New Pope's Name Could Signal Direction of Papacy
ROME, April 18, 2005 — -- The name the next pope chooses could provide the first clue about what his papacy will become.
For roughly 1,000 years, it has been traditional for a new pope to take a new name. And often, though not always, new popes have picked their names to honor a previous pope or to signal what kind of pope they want to be.
For example, Pope Julius II "chose his name not for a saint, not for a previous pope, but for Julius Caesar," said James Keating, a theologian at Providence University. "By that, he was signaling his attempt to be a military pope."
If the next pope chooses to name himself John Paul III, it would signal a continuation of John Paul II's ideals, Vatican watchers say.
A different name may indicate a new direction.
"If the pope chooses Leo, he can say that he is going to emphasize the social mission of the church," Keating said, "because the last Pope Leo, Leo XIII, was a great critic of capitalism."
Other recent popes' legacies might attach meanings to their names -- with John perhaps suggesting a reformer and Pius suggesting a traditionalist.
Sometimes, as with Pius, a pope's name also can reflect a desired virtue. There have been 13 Innocents and 12 Piuses.
Other common pope names have been John, Gregory, Benedict, Clement and Leo. All have been used at least a dozen times.

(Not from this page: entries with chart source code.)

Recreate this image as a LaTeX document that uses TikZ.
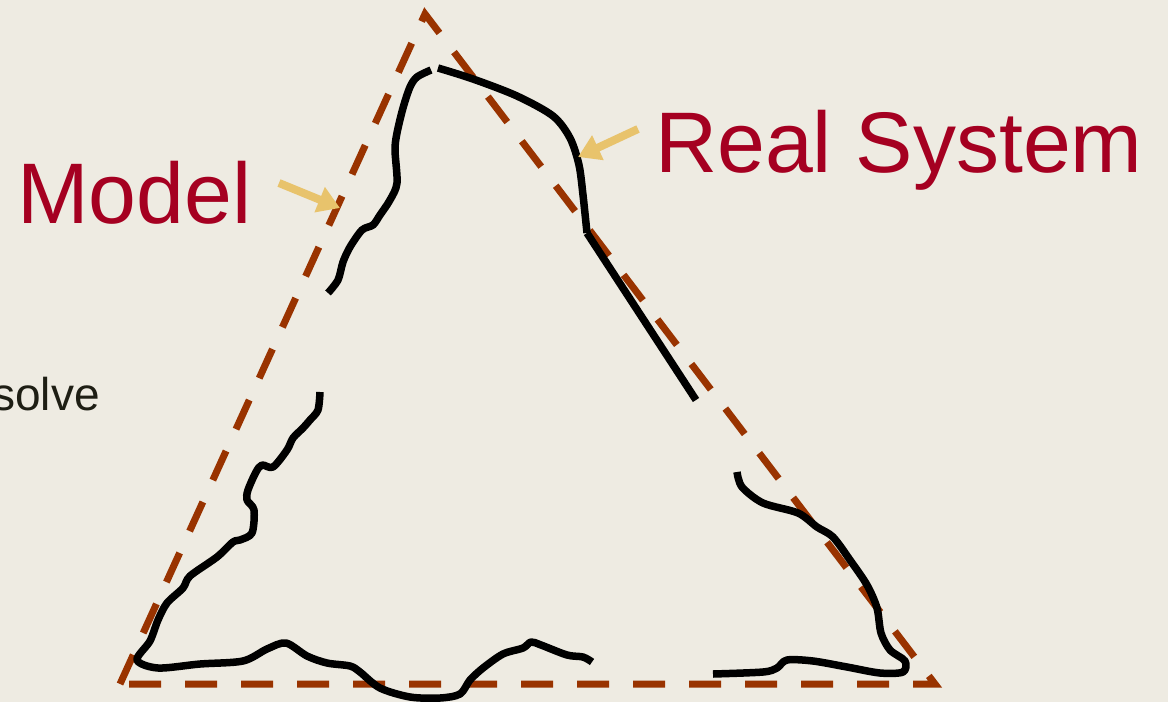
\documentclass[tikz,border=0pt]{standalone}
\usepackage{fontspec}
\setmainfont{Liberation Sans}
\usetikzlibrary{arrows.meta}
\definecolor{bgcol}{HTML}{EEEBE2}
\definecolor{labelred}{HTML}{A50021}
\definecolor{rust}{HTML}{993300}
\definecolor{pointer}{HTML}{E8C36C}
\definecolor{inktext}{HTML}{1E1E14}
\tikzset{
  bound/.style={rust, line width=7pt, dash pattern=on 32pt off 24pt, miter limit=10},
  outline/.style={black, line width=7.5pt, line join=round},
  pointerarrow/.style={pointer, line width=8pt, -{Triangle[width=26pt,length=22pt]}},
  biglabel/.style={labelred, font=\fontsize{86}{86}\selectfont, inner sep=0pt, anchor=base west},
}
\begin{document}
\begin{tikzpicture}[x=1pt, y=-1pt]
  \fill[bgcol] (0,0) rectangle (1168,702);
  \useasboundingbox (0,0) rectangle (1168,702);

  % idealised triangle
  \draw[bound] (120,684) -- (425,14) -- (935,684) -- cycle;

  % irregular outline, drawn in five pieces
  \draw[outline] plot[smooth, tension=0.5] coordinates {
    (431,70) (417,77) (410,87) (403,108) (397,133) (395,150) (397,183) (390,200)
    (380,215) (373,225) (362,230) (350,247) (343,262) (338,280) (328,293)};
  \draw[outline] plot[smooth, tension=0.5] coordinates {
    (438,68) (473,79) (517,96) (553,116) (570,138) (579,165) (583,195) (587,233)};
  \draw[outline] (587,233) -- (696,400);
  \draw[outline] plot[smooth, tension=0.5] coordinates {
    (737,472) (742,487) (763,503) (798,513) (817,527) (833,537) (850,560)
    (867,585) (877,608) (881,633) (890,650) (905,661) (903,672) (880,673)
    (847,667) (813,661) (787,660) (777,668) (763,672) (713,674)};
  \draw[outline] plot[smooth, tension=0.5] coordinates {
    (320,392) (318,410) (310,420) (303,428) (293,438) (287,450) (273,467)
    (262,465) (256,472) (248,490) (247,500) (254,510) (252,533) (240,540)
    (233,542) (217,557) (190,576) (183,588) (167,603) (158,620) (150,641)
    (137,660) (158,668) (200,664) (243,661) (267,649) (286,643) (307,656)
    (327,663) (350,666) (360,672) (380,688) (410,697) (440,698) (460,694)
    (470,680) (483,668) (503,654) (523,648) (531,642) (541,645) (567,655)
    (583,657) (592,662)};

  % labels
  \node[biglabel] (model) at (17,223) {Model};
  \node[biglabel] (realsys) at (655,172) {Real System};
  \node[inktext, font=\fontsize{46}{46}\selectfont, inner sep=0pt, anchor=base east]
    (solve) at (100,410) {solve};

  % pointers
  \coordinate (mtail) at (279,183);
  \coordinate (mtip) at (340,208);
  \coordinate (rtail) at (638,129);
  \coordinate (rtip) at (578,157);
  \draw[pointerarrow] (mtail) -- (mtip);
  \draw[pointerarrow] (rtail) -- (rtip);
\end{tikzpicture}
\end{document}
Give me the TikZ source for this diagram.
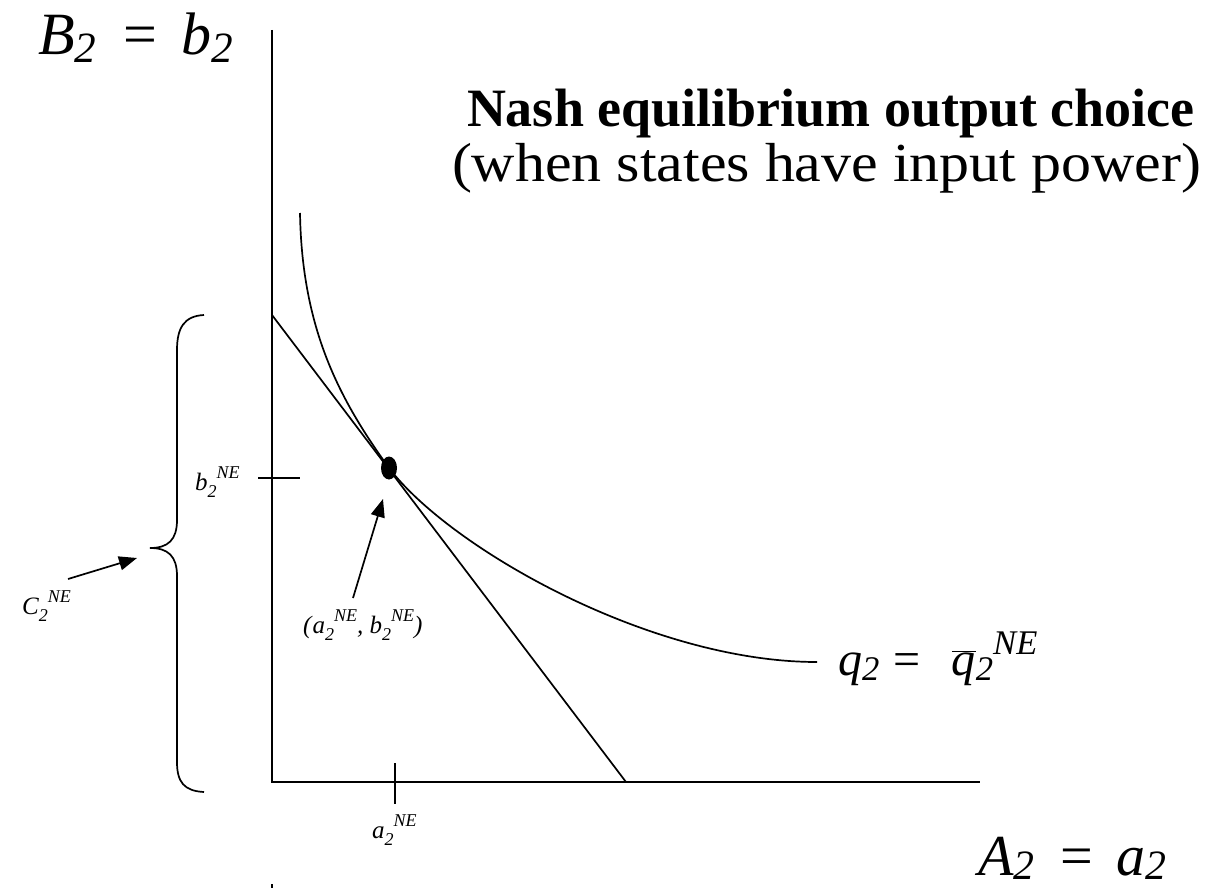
\documentclass[tikz,border=0pt]{standalone}
\usepackage{fontspec}
\setmainfont{Liberation Serif}
\usepackage{graphicx}
\usetikzlibrary{arrows.meta,shapes.geometric}
\newcommand{\SubSup}[3]{\textit{#1}\raisebox{-0.28em}{\scalebox{0.72}{\textit{#2}}}\raisebox{0.48em}{\scalebox{0.72}{\textit{#3}}}}
\newcommand{\BigSub}[1]{\textit{#1}\raisebox{-0.12em}{\scalebox{0.72}{\textit{2}}}}
\newcommand{\LowSub}[1]{\textit{#1}\raisebox{-0.08em}{\scalebox{0.72}{\textit{2}}}}
\newcommand{\Eq}{\hspace{0.45em}=\hspace{0.4em}}
\begin{document}
\begin{tikzpicture}[x=1pt,y=-1pt,
  ax/.style={line width=1.7pt, line cap=butt},
  arr/.style={line width=1.7pt, -{Triangle[length=18pt,width=14pt]}},
  lbl/.style={anchor=base west, inner sep=0pt, outer sep=0pt},
  small/.style={lbl, font=\fontsize{25}{27}\selectfont}]
\useasboundingbox (0,0) rectangle (1209,888);
% axes
\coordinate (O) at (272,782);
\coordinate (ytop) at (272,30);
\coordinate (xend) at (980,782);
\draw[ax] (ytop) -- (O) -- (xend);
\coordinate (mk1) at (272,884);
\coordinate (mk2) at (272,888);
\draw[line width=1.5pt] (mk1) -- (mk2);
% ticks
\coordinate (tb1) at (258,478);
\coordinate (tb2) at (300,478);
\draw[ax] (tb1) -- (tb2);
\coordinate (ta1) at (395,763);
\coordinate (ta2) at (395,804);
\draw[ax] (ta1) -- (ta2);
% budget line
\coordinate (lineA) at (272,315);
\coordinate (lineB) at (626,782);
\draw[ax] (lineA) -- (lineB);
% isoquant
\coordinate (cS) at (300,213);
\coordinate (cT) at (389,468);
\coordinate (cE) at (817,662);
\draw[ax] (cS) .. controls (302,330) and (340,400) .. (cT) .. controls (450,548) and (650,662) .. (cE);
% dot
\node[ellipse, fill=black, inner sep=0pt, minimum width=16pt, minimum height=23pt] (dot) at (389,468) {};
% brace
\coordinate (brT) at (204,315);
\coordinate (brM) at (150,548);
\coordinate (brB) at (204,792);
\draw[ax] (brT) .. controls (184,316) and (177,328) .. (177,350) -- (177,520) .. controls (177,540) and (168,548) .. (brM) .. controls (168,548) and (177,556) .. (177,576) -- (177,762) .. controls (177,782) and (184,791) .. (brB);
% labels
\node[lbl, font=\fontsize{60}{62}\selectfont] (Blab) at (38,55) {\BigSub{B}\Eq\BigSub{b}};
\node[lbl, font=\fontsize{58}{60}\selectfont] (Alab) at (978,875) {\LowSub{A}\Eq\LowSub{a}};
\node[lbl, font=\fontsize{54}{56}\selectfont\bfseries] (title1) at (467,126) {Nash equilibrium output choice};
\node[lbl, font=\fontsize{55}{57}\selectfont] (title2) at (452,181) {\scalebox{1.09}[1]{(when states have input power)}};
\node[lbl, font=\fontsize{48}{50}\selectfont] (qlab) at (838,675) {\BigSub{q}\hspace{0.3em}=\hspace{0.65em}\ensuremath{\overline{\mbox{\textit{q}}}}\raisebox{-0.12em}{\scalebox{0.72}{\textit{2}}}\raisebox{0.42em}{\scalebox{0.72}{\textit{NE}}}};
\node[small] (blab) at (195,490) {\SubSup{b}{2}{NE}};
\node[small] (alab) at (372,838) {\SubSup{a}{2}{NE}};
\node[small] (clab) at (22,614) {\SubSup{C}{2}{NE}};
\node[small] (plab) at (303,633) {\textit{(}\SubSup{a}{2}{NE}\textit{, }\SubSup{b}{2}{NE}\textit{)}};
% arrows
\coordinate (ctail) at (68,579);
\coordinate (ctip) at (137,558);
\draw[arr] (ctail) -- (ctip);
\coordinate (ptail) at (353,598);
\coordinate (ptip) at (383,499);
\draw[arr] (ptail) -- (ptip);
\end{tikzpicture}
\end{document}
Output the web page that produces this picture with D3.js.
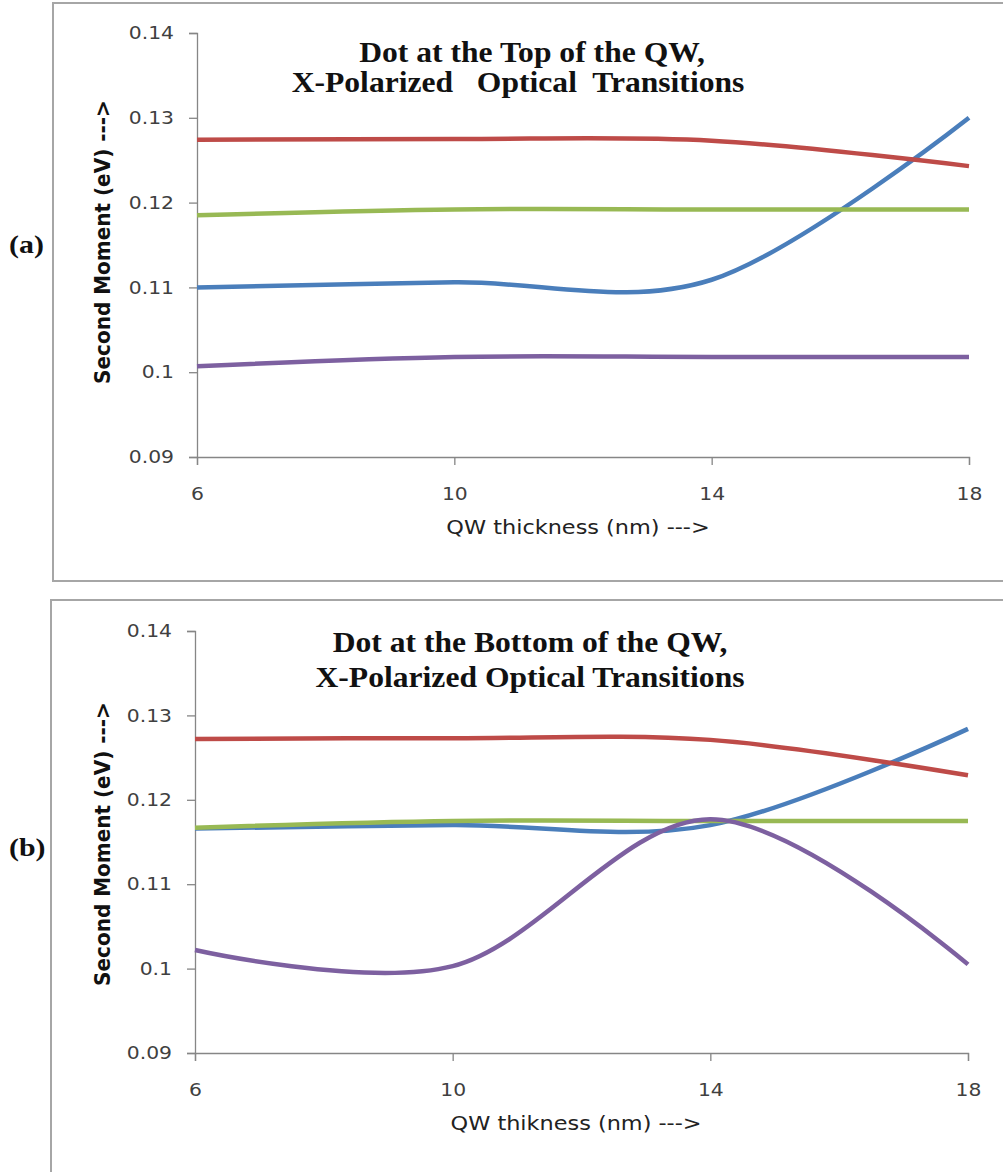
<!DOCTYPE html>
<html>
<head>
<meta charset="utf-8">
<script src="https://cdn.jsdelivr.net/npm/d3@7"></script>
<style>
  html, body { margin: 0; padding: 0; background: #fff; }
  svg { display: block; }
</style>
</head>
<body>
<svg id="chart" width="1003" height="1172"></svg>
<script>
// QW thickness values (nm) sampled for every series
const thickness = [6, 10, 14, 18];
const xTickValues = [6, 10, 14, 18];
const yTickValues = [0.09, 0.10, 0.11, 0.12, 0.13, 0.14];

// (a) dot at the top of the QW
const topBlue   = [0.1100, 0.1106, 0.1109, 0.1300];
const topRed    = [0.1274, 0.1275, 0.1273, 0.1243];
const topGreen  = [0.1185, 0.1192, 0.1192, 0.1192];
const topPurple = [0.1007, 0.1018, 0.1018, 0.1018];

// (b) dot at the bottom of the QW
const botBlue   = [0.1166, 0.1170, 0.1170, 0.1284];
const botRed    = [0.1272, 0.1273, 0.1271, 0.1229];
const botGreen  = [0.1167, 0.1175, 0.1175, 0.1175];
const botPurple = [0.1022, 0.1003, 0.1177, 0.1005];

const seriesColors = ["#4a7ebb", "#be4b48", "#98b954", "#7d60a0"];

const panels = [
  {
    tag: "(a)",
    title: ["Dot at the Top of the QW,", "X-Polarized   Optical  Transitions"],
    titleX: [532, 518], titleY: [62, 92],
    xTitle: "QW thickness (nm) --->", xTitleX: 578,
    series: [topBlue, topRed, topGreen, topPurple],
    box: { x: 53, y: 3, w: 1000, h: 578 },
    plot: { left: 197, right: 969, top: 33, bottom: 457 },
    yTitleY: 242, tagY: 253
  },
  {
    tag: "(b)",
    title: ["Dot at the Bottom of the QW,", "X-Polarized Optical Transitions"],
    titleX: [530, 530], titleY: [652, 687],
    xTitle: "QW thikness (nm) --->", xTitleX: 576,
    series: [botBlue, botRed, botGreen, botPurple],
    box: { x: 51, y: 600, w: 1000, h: 600 },
    plot: { left: 195, right: 968, top: 631, bottom: 1053 },
    yTitleY: 844, tagY: 856
  }
];

const svg = d3.select("#chart");
const axisColor = "#868686";
const labelColor = "#404040";
const sansFont = "'DejaVu Sans', Verdana, sans-serif";
const serifFont = "'Liberation Serif', 'Times New Roman', serif";

panels.forEach(p => {
  const g = svg.append("g");

  // panel frame
  g.append("rect")
    .attr("x", p.box.x).attr("y", p.box.y)
    .attr("width", p.box.w).attr("height", p.box.h)
    .attr("fill", "none").attr("stroke", "#a6a6a6").attr("stroke-width", 2);

  const x = d3.scaleLinear().domain([6, 18]).range([p.plot.left, p.plot.right]);
  const y = d3.scaleLinear().domain([0.09, 0.14]).range([p.plot.bottom, p.plot.top]);

  // y axis
  const yAxis = g.append("g")
    .attr("transform", `translate(${p.plot.left},0)`)
    .call(d3.axisLeft(y).tickValues(yTickValues)
      .tickFormat(d => d3.format(".2~f")(d)).tickSize(8).tickPadding(15));
  // x axis
  const xAxis = g.append("g")
    .attr("transform", `translate(0,${p.plot.bottom})`)
    .call(d3.axisBottom(x).tickValues(xTickValues).tickSize(8).tickPadding(22));

  [yAxis, xAxis].forEach(ax => {
    ax.select(".domain").attr("stroke", axisColor).attr("stroke-width", 1.3);
    ax.selectAll(".tick line").attr("stroke", axisColor).attr("stroke-width", 1.3);
    ax.selectAll(".tick text")
      .attr("fill", labelColor)
      .style("font-family", sansFont)
      .style("font-size", "18px");
  });
  // slightly widened tick labels
  yAxis.selectAll(".tick text")
    .attr("x", 0)
    .attr("transform", "translate(-23,0) scale(1.13,1)");
  xAxis.selectAll(".tick text")
    .attr("transform", "scale(1.13,1)");

  // series lines (smoothed)
  const line = d3.line()
    .x((d, i) => x(thickness[i]))
    .y(d => y(d))
    .curve(d3.curveCardinal.tension(0));

  p.series.forEach((vals, i) => {
    g.append("path")
      .datum(vals)
      .attr("d", line)
      .attr("fill", "none")
      .attr("stroke", seriesColors[i])
      .attr("stroke-width", 4.5)
      .attr("stroke-linecap", "butt");
  });

  // chart title
  p.title.forEach((t, i) => {
    g.append("text")
      .attr("transform", `translate(${p.titleX[i]},${p.titleY[i]}) scale(1.09,1)`)
      .attr("text-anchor", "middle")
      .style("font-family", serifFont)
      .style("font-weight", "bold")
      .style("font-size", "29px")
      .style("white-space", "pre")
      .attr("fill", "#111")
      .text(t);
  });

  // x axis title
  g.append("text")
    .attr("transform", `translate(${p.xTitleX},${p.plot.bottom + 77}) scale(1.12,1)`)
    .attr("text-anchor", "middle")
    .style("font-family", sansFont)
    .style("font-size", "20px")
    .attr("fill", "#222")
    .text(p.xTitle);

  // y axis title
  g.append("text")
    .attr("transform", `translate(110,${p.yTitleY}) rotate(-90) scale(1,1.05)`)
    .attr("text-anchor", "middle")
    .style("font-family", sansFont)
    .style("font-weight", "bold")
    .style("font-size", "20px")
    .attr("fill", "#111")
    .text("Second Moment (eV) --->");

  // panel tag
  g.append("text")
    .attr("transform", `translate(9,${p.tagY}) scale(1.15,1)`)
    .style("font-family", serifFont)
    .style("font-weight", "bold")
    .style("font-size", "26px")
    .attr("fill", "#111")
    .text(p.tag);
});
</script>
</body>
</html>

Occasionally, popes have named themselves after relatives or mentors who were not popes.
The tradition of popes adopting new names dates back to 533 A.D., when a humble priest named Mercury became pope.
"He thought, 'Well, I can't be Mercury I — that is a name of a pagan god — and so he changed his name to John II,' " said Gerald O'Collins of the Pontifical Gregorian University. "So he started it. It hadn't happened before."
There were popes after John II who kept their own names, but around 1000 A.D., it became typical for popes to pick a new one.
Ever since, popes' real names have been largely forgotten. How many average Catholics remember the name Eugenio Pacelli, who became Pius XII in 1939, or Angelo Roncalli, who became John XXIII in 1958?